Among the many guilty co-conspirators in the housing bubble were appraisers who succumbed to pressure from loan officers, buyers and real estate agents eager to get deals done. Wary of losing business, these appraisers submitted home valuations that were unrealistically high, contributing to an upward spiral of prices that was unsustainable.

Appraisers’ lack of independence brought calls for reform once the market melted down, including a spate of new federal regulations commencing in 2009, the latest in a long string of efforts by the government over the last half century to reform the business.
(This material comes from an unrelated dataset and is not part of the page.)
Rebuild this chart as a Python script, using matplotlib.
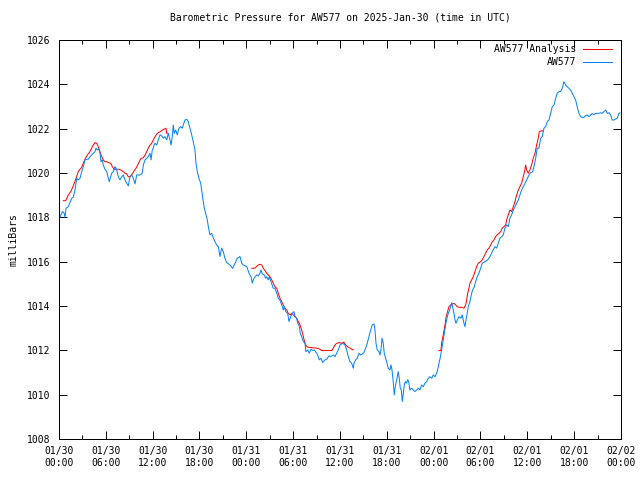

Now, ironically, those new regulations are being blamed for some of the housing market’s current struggles, as exceptionally low home valuations kill deals, including those between highly qualified buyers and eager sellers.

By 1990, some 39 states had passed new licensing requirements. The new rules debuted just as the foundations of the next real estate bubble were forming with the gradual loosening of underwriting standards on loans purchased from banks by Fannie Mae and Freddie Mac. Motivated by the prospect of selling off loans to the quasi-government agencies, including many loans the government-sponsored enterprises would not previously have purchased, bank lending supervisors adopted slogans like, “a thin (mortgage application) file is a good file,” and loan officers sought out appraisers who would produce inflated valuations that allowed pricey deals to go forward, until the whole edifice collapsed in 2008.

To “fix” this, the government began in 2009 requiring lenders to step away from the process of hiring appraisers, inserting middle-men into the process and forbidding various parties to a transaction from discussing the elements of a property during the valuation process. The result has been to siphon a portion of their fees away from appraisers, driving knowledgeable ones out of the business, and sending evaluators into unfamiliar neighborhoods where they often get market conditions wrong. Some real estate agents and lenders estimate low appraisals are killing from 20 to 40 percent of deals. Even allowing for a certain amount of exaggeration endemic to the real estate business, low valuations have become a significant problem in the market’s struggles.